REED: Chiplet-Based Accelerator for Fully Homomorphic Encryption
Aikata Aikata, Ahmet Can Mert, Sunmin Kwon, Maxim Deryabin, Sujoy Sinha Roy
TL;DR
Fully Homomorphic Encryption faces massive computation and memory overhead, challenging practical deployment with monolithic ASIC accelerators. REED proposes a scalable 4-chiplet 2.5D FHE accelerator using a ring-based non-blocking C2C interconnect, a Hybrid NTT, MAS/AUT blocks, and PRNG-based KeySwitch key generation to match large monolithic performance while improving yield and cost. It demonstrates encrypted DNN training benchmarks and reports up to $2{,}991\times$ CPU speedups and $1.9\times$ better performance with roughly half the development cost versus state-of-the-art monolithic designs, thanks to high off-chip bandwidth via HBMs and efficient chiplet collaboration. The work shows that chiplet-based FHE accelerators can make privacy-preserving ML broadly practical, with clear paths to higher throughput and 3D integration in future work.
Abstract
Fully Homomorphic Encryption (FHE) enables privacy-preserving computation and has many applications. However, its practical implementation faces massive computation and memory overheads. To address this bottleneck, several Application-Specific Integrated Circuit (ASIC) FHE accelerators have been proposed. All these prior works put every component needed for FHE onto one chip (monolithic), hence offering high performance. However, they suffer from practical problems associated with large-scale chip design, such as inflexibility, low yield, and high manufacturing cost. In this paper, we present the first-of-its-kind multi-chiplet-based FHE accelerator `REED' for overcoming the limitations of prior monolithic designs. To utilize the advantages of multi-chiplet structures while matching the performance of larger monolithic systems, we propose and implement several novel strategies in the context of FHE. These include a scalable chiplet design approach, an effective framework for workload distribution, a custom inter-chiplet communication strategy, and advanced pipelined Number Theoretic Transform and automorphism design to enhance performance.

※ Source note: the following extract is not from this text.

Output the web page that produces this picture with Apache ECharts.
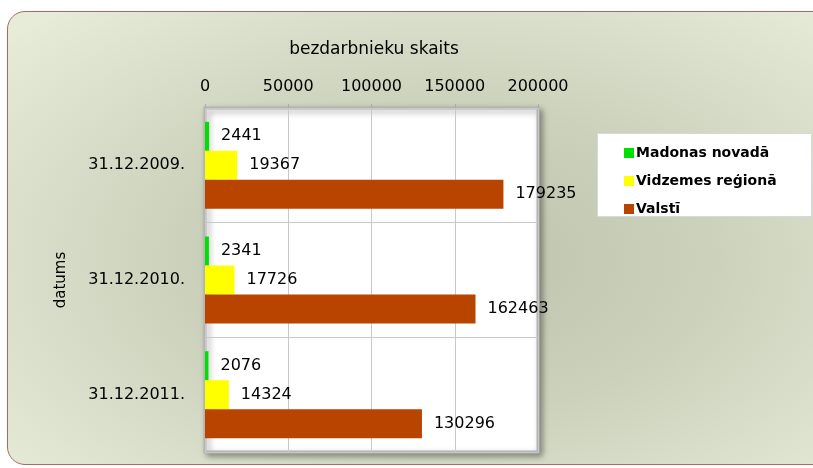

Experimental results demonstrate that REED 2.5D microprocessor consumes 96.7 mm$^2$ chip area, 49.4 W average power in 7nm technology. It could achieve a remarkable speedup of up to 2,991x compared to a CPU (24-core 2xIntel X5690) and offer 1.9x better performance, along with a 50% reduction in development costs when compared to state-of-the-art ASIC FHE accelerators. Furthermore, our work presents the first instance of benchmarking an encrypted deep neural network (DNN) training. Overall, the REED architecture design offers a highly effective solution for accelerating FHE, thereby significantly advancing the practicality and deployability of FHE in real-world applications.